California Online Privacy Protection Act of 2003
Privacy Concerns With "Do Not Track" Settings
While 2003’s CalOPPA addressed the issue of what types of PII are collected and with whom PII is shared, it did not address how websites treat web browsers’ "do not track" ("DNT") setting, which varies among websites. DNT settings purport to provide consumers with the ability to exercise control regarding PII collection over time and across third-party websites. Most web browsers, including Mozilla’s Firefox, Apple’s Safari, and Google Chrome, allow users to select a DNT option that, in theory, blocks third party tracking across a network of websites. However, not every website honors other browser’s DNT signals or blocks third party tracking. The inconsistencies in DNT practices may affect consumer’s expectations regarding the collection and use of their online activities, particularly if they have opted out of such online tracking. The new 2013 amendment to CalOPPA aims to address this inconsistency.

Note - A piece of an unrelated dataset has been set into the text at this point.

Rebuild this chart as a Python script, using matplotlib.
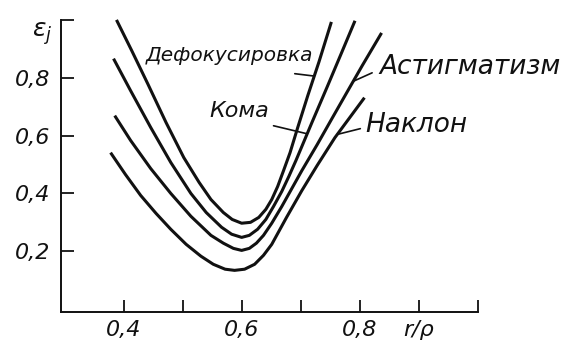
import numpy as np
import matplotlib.pyplot as plt

# values (r/rho, eps_j)
defocus_x = [0.388, 0.414, 0.441, 0.472, 0.502, 0.528, 0.548, 0.569, 0.584, 0.600, 0.615,
             0.629, 0.641, 0.651, 0.661, 0.671, 0.682, 0.695, 0.712, 0.731, 0.752]
defocus_y = [1.000, 0.893, 0.779, 0.645, 0.524, 0.438, 0.379, 0.334, 0.310, 0.297, 0.300,
             0.317, 0.345, 0.379, 0.424, 0.479, 0.541, 0.628, 0.738, 0.855, 0.993]

coma_x = [0.383, 0.412, 0.446, 0.480, 0.514, 0.540, 0.566, 0.583, 0.600, 0.613,
          0.627, 0.641, 0.654, 0.668, 0.680, 0.692, 0.719, 0.745, 0.770, 0.792]
coma_y = [0.866, 0.755, 0.628, 0.507, 0.400, 0.334, 0.283, 0.259, 0.248, 0.255,
          0.276, 0.310, 0.355, 0.407, 0.459, 0.514, 0.645, 0.769, 0.890, 0.997]

astig_x = [0.385, 0.412, 0.446, 0.480, 0.514, 0.548, 0.569, 0.586, 0.600, 0.613, 0.625,
           0.637, 0.651, 0.668, 0.685, 0.702, 0.728, 0.753, 0.779, 0.804, 0.837]
astig_y = [0.669, 0.583, 0.486, 0.400, 0.321, 0.255, 0.228, 0.210, 0.203, 0.210, 0.228,
           0.255, 0.297, 0.355, 0.417, 0.479, 0.569, 0.659, 0.752, 0.841, 0.955]

tilt_x = [0.378, 0.403, 0.429, 0.455, 0.480, 0.506, 0.531, 0.552, 0.572, 0.588,
          0.605, 0.622, 0.637, 0.651, 0.676, 0.702, 0.728, 0.758, 0.808]
tilt_y = [0.541, 0.466, 0.393, 0.331, 0.276, 0.224, 0.183, 0.155, 0.138, 0.134,
          0.138, 0.155, 0.186, 0.224, 0.317, 0.410, 0.497, 0.593, 0.731]

x_ticks = [0.4, 0.5, 0.6, 0.7, 0.8, 0.9, 1.0]
x_labels = ['0,4', '', '0,6', '', '0,8', 'r/ρ', '']
y_ticks = [0.2, 0.4, 0.6, 0.8, 1.0]
y_labels = ['0,2', '0,4', '0,6', '0,8', '']

ink = '#111111'


def right_arm(xs, ys, x):
    i = int(np.argmin(ys))
    return x, np.interp(x, xs[i:], ys[i:])


fig = plt.figure(figsize=(5.61, 3.49), dpi=100)
ax = fig.add_axes([0.1087, 0.106, 0.743, 0.837])

for xs, ys in [(defocus_x, defocus_y), (coma_x, coma_y), (astig_x, astig_y), (tilt_x, tilt_y)]:
    ax.plot(xs, ys, color=ink, lw=2.2, solid_joinstyle='round', solid_capstyle='butt', clip_on=False)

ax.set_xlim(0.294, 1.0)
ax.set_ylim(-0.01, 1.0)
ax.spines['top'].set_visible(False)
ax.spines['right'].set_visible(False)
for s in ['left', 'bottom']:
    ax.spines[s].set_linewidth(1.4)
    ax.spines[s].set_color(ink)

ax.set_xticks(x_ticks)
ax.set_xticklabels(x_labels, fontsize=16, style='italic')
ax.set_yticks(y_ticks)
ax.set_yticklabels(y_labels, fontsize=16, style='italic')
ax.tick_params(direction='in', length=9, width=1.3, color=ink, labelcolor=ink)
ax.tick_params(axis='x', pad=6)
ax.tick_params(axis='y', pad=8)

fig.text(0.075, 0.905, r'$\varepsilon_j$', fontsize=18, ha='center', va='center', color=ink)

# labels with leader lines
lead = dict(arrowstyle='-', color=ink, lw=1.2, shrinkA=0, shrinkB=0)

ax.text(0.579, 0.876, 'Дефокусировка', fontsize=14.5, style='italic', ha='center', va='center', color=ink)
ax.annotate('', xy=right_arm(defocus_x, defocus_y, 0.723), xytext=(0.69, 0.814), arrowprops=lead)

ax.text(0.596, 0.686, 'Кома', fontsize=16, style='italic', ha='center', va='center', color=ink)
ax.annotate('', xy=right_arm(coma_x, coma_y, 0.711), xytext=(0.654, 0.634), arrowprops=lead)

ax.text(0.833, 0.838, 'Астигматизм', fontsize=19, style='italic', ha='left', va='center', color=ink)
ax.annotate('', xy=right_arm(astig_x, astig_y, 0.789), xytext=(0.821, 0.817), arrowprops=lead)

ax.text(0.81, 0.638, 'Наклон', fontsize=19, style='italic', ha='left', va='center', color=ink)
ax.annotate('', xy=right_arm(tilt_x, tilt_y, 0.762), xytext=(0.801, 0.624), arrowprops=lead)

fig.savefig('out.png', dpi=100)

The 2013 "Do Not Track" Law
As noted above, AB 370 specifically applies to the use of PII to track users across time and over multiple websites. It requires that operators disclose whether third parties may collect PII about an individual consumer’s online habits as he or she moves from one website to another. For example, a website operator may know that an individual customer is a 38-year-old male who lives on 555 Park Boulevard in San Diego, purchased a camera and booked a hotel online last week and has also visited numerous travel websites within the past two weeks. The collection of user’s PII and online behavior can be a valuable tool in that it allows website operators to better identify and understand their customers, which may lead to more targeted (i.e. relevant) online advertising to those same customers as they move from one website to another. However, many internet users prefer not to be tracked online and utilize web browsers’ DNT setting to prevent tracking.

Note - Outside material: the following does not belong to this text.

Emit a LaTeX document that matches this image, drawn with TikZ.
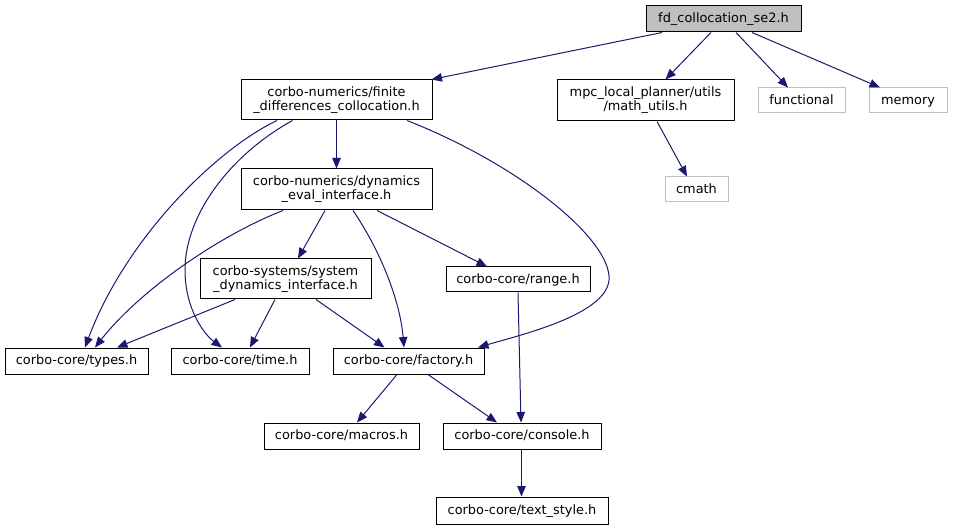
\documentclass[tikz,border=0pt]{standalone}
\usepackage{fontspec}
\setmainfont{DejaVu Sans}
\usetikzlibrary{arrows.meta}
\definecolor{edgecol}{HTML}{191970}
\definecolor{grayfill}{HTML}{BFBFBF}
\definecolor{grayline}{HTML}{BFBFBF}
\newcommand{\lstrut}{\rule[-3pt]{0pt}{13.4pt}}
\begin{document}
\begin{tikzpicture}[x=1pt,y=-1pt,
  every node/.style={font=\fontsize{12.9}{14}\selectfont, inner sep=0pt, align=center},
  filebox/.style={draw=black, line width=1pt, fill=white},
  rootbox/.style={draw=black, line width=1pt, fill=grayfill},
  extbox/.style={draw=grayline, line width=1pt, fill=white},
  dep/.style={draw=edgecol, line width=1pt, -{Triangle[length=10.5pt,width=8.5pt]}, color=edgecol}
]
\useasboundingbox (0,0) rectangle (953,529);
% nodes
\node[rootbox, minimum width=155pt, minimum height=26pt] (fd) at (723.5,19) {\lstrut fd\_collocation\_se2.h};
\node[filebox, minimum width=191pt, minimum height=40pt] (finite) at (336.5,100) {corbo-numerics/finite\\\_differences\_collocation.h};
\node[filebox, minimum width=177pt, minimum height=41pt] (mpc) at (645.5,100.5) {mpc\_local\_planner/utils\\/math\_utils.h};
\node[extbox, minimum width=87pt, minimum height=25pt] (functional) at (801.5,100.5) {\lstrut functional};
\node[extbox, minimum width=78pt, minimum height=25pt] (memory) at (908,100.5) {\lstrut memory};
\node[extbox, minimum width=63pt, minimum height=25pt] (cmath) at (696.5,189.5) {\lstrut cmath};
\node[filebox, minimum width=191pt, minimum height=41pt] (dyn) at (336.5,189.5) {corbo-numerics/dynamics\\\_eval\_interface.h};
\node[filebox, minimum width=171pt, minimum height=40pt] (sys) at (285.5,279) {corbo-systems/system\\\_dynamics\_interface.h};
\node[filebox, minimum width=144pt, minimum height=25pt] (range) at (518,279.5) {\lstrut corbo-core/range.h};
\node[filebox, minimum width=143pt, minimum height=26pt] (types) at (76.5,361) {\lstrut corbo-core/types.h};
\node[filebox, minimum width=138pt, minimum height=26pt] (time) at (240,361) {\lstrut corbo-core/time.h};
\node[filebox, minimum width=151pt, minimum height=26pt] (factory) at (408.5,361) {\lstrut corbo-core/factory.h};
\node[filebox, minimum width=155pt, minimum height=26pt] (macros) at (341.5,436) {\lstrut corbo-core/macros.h};
\node[filebox, minimum width=158pt, minimum height=26pt] (console) at (522,436) {\lstrut corbo-core/console.h};
\node[filebox, minimum width=172pt, minimum height=27pt] (textstyle) at (522,510.5) {\lstrut corbo-core/text\_style.h};
% edges
\draw[dep] ([xshift=-61.5pt]fd.south) -- ([xshift=-1pt]finite.north east);
\draw[dep] ([xshift=-12.5pt]fd.south) -- ([xshift=20pt]mpc.north);
\draw[dep] ([xshift=12.5pt]fd.south) -- ([xshift=-13.5pt]functional.north);
\draw[dep] ([xshift=28.5pt]fd.south) -- ([xshift=-28pt]memory.north);
\draw[dep] ([xshift=11.5pt]mpc.south) -- ([xshift=-9.5pt]cmath.north);
\draw[dep] (finite.south) -- (dyn.north);
\draw[dep] ([xshift=-59.5pt]finite.south) .. controls (215,150) and (125,240) .. ([xshift=8.5pt]types.north);
\draw[dep] ([xshift=-44pt]finite.south) .. controls (230,155) and (185,215) .. (185,270) .. controls (185,310) and (205,335) .. ([xshift=-18pt]time.north);
\draw[dep] ([xshift=70.5pt]finite.south) .. controls (520,165) and (612,240) .. (609,280) .. controls (606,315) and (520,335) .. ([xshift=69.5pt]factory.north);
\draw[dep] ([xshift=-53.5pt]dyn.south) .. controls (220,235) and (140,290) .. ([xshift=18.5pt]types.north);
\draw[dep] ([xshift=-11.5pt]dyn.south) -- ([xshift=12.5pt]sys.north);
\draw[dep] ([xshift=16.5pt]dyn.south) .. controls (380,250) and (400,300) .. ([xshift=-4.5pt]factory.north);
\draw[dep] ([xshift=40.5pt]dyn.south) -- ([xshift=-31pt]range.north);
\draw[dep] ([xshift=-50.5pt]sys.south) -- ([xshift=40.5pt]types.north);
\draw[dep] ([xshift=-10.5pt]sys.south) -- ([xshift=10pt]time.north);
\draw[dep] ([xshift=30.5pt]sys.south) -- ([xshift=-24pt]factory.north);
\draw[dep] (range.south) -- ([xshift=-1pt]console.north);
\draw[dep] ([xshift=-11.5pt]factory.south) -- ([xshift=15.5pt]macros.north);
\draw[dep] ([xshift=19.5pt]factory.south) -- ([xshift=-25pt]console.north);
\draw[dep] ([xshift=-0.5pt]console.south) -- ([xshift=-0.5pt]textstyle.north);
\end{tikzpicture}
\end{document}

The amendments to CalOPPA take effect on January 1, 2014, and affected operators have 30 days to comply after being notified of noncompliance to update their privacy policies. Failure to do so may subject operators and developers to fines of up to $2,500 per violation.

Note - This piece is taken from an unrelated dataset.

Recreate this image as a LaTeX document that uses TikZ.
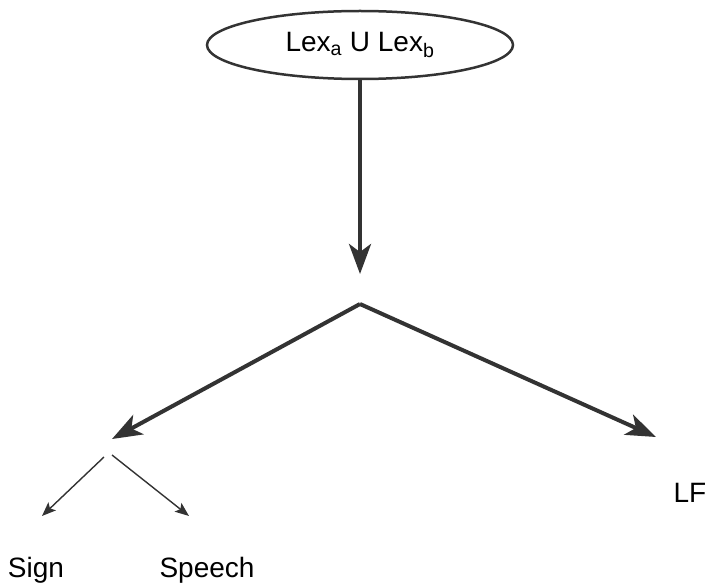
\documentclass[tikz,border=0pt]{standalone}
\usepackage{fontspec}
\setmainfont{Liberation Sans}
\usetikzlibrary{arrows.meta,shapes.geometric}
\definecolor{ink}{HTML}{333333}
\begin{document}
\begin{tikzpicture}[x=1pt,y=-1pt,
  big/.style={draw=ink,line width=4pt,-{Stealth[length=30pt,width=22pt,inset=8pt]}},
  small/.style={draw=ink,line width=1.4pt,-{Stealth[length=14pt,width=11pt,inset=3pt]}},
  lbl/.style={font=\fontsize{28}{30}\selectfont,text=black,inner sep=0pt}]
\useasboundingbox (0,0) rectangle (711,588);
\node[ellipse,draw=ink,line width=2.5pt,minimum width=306pt,minimum height=68pt,lbl] (top) at (360,45) {Lex\textsubscript{a} U Lex\textsubscript{b}};
\coordinate (mid) at (360,274);
\coordinate (br) at (360,304);
\coordinate (l) at (112,439);
\coordinate (r) at (656,437);
\coordinate (ls) at (104,457);
\coordinate (rs) at (112,455);
\coordinate (sl) at (42,516);
\coordinate (sr) at (189,516);
\node[lbl] (lf) at (690,493) {LF};
\node[lbl] (sign) at (36,570) {Sign};
\node[lbl] (speech) at (207,570) {Speech};
\draw[big] (top.south) -- (mid);
\draw[big] (br) -- (l);
\draw[big] (br) -- (r);
\draw[small] (ls) -- (sl);
\draw[small] (rs) -- (sr);
\end{tikzpicture}
\end{document}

Operators and developers of commercial websites, software and mobile apps that collect and transmit PII should review how their online service responds to web browsers "do not track" signal and whether they allow for the use of PII to track users across time and over multiple websites, and operators should timely update their privacy policies to disclose such tracking activities and should update their policies over time as their practices change.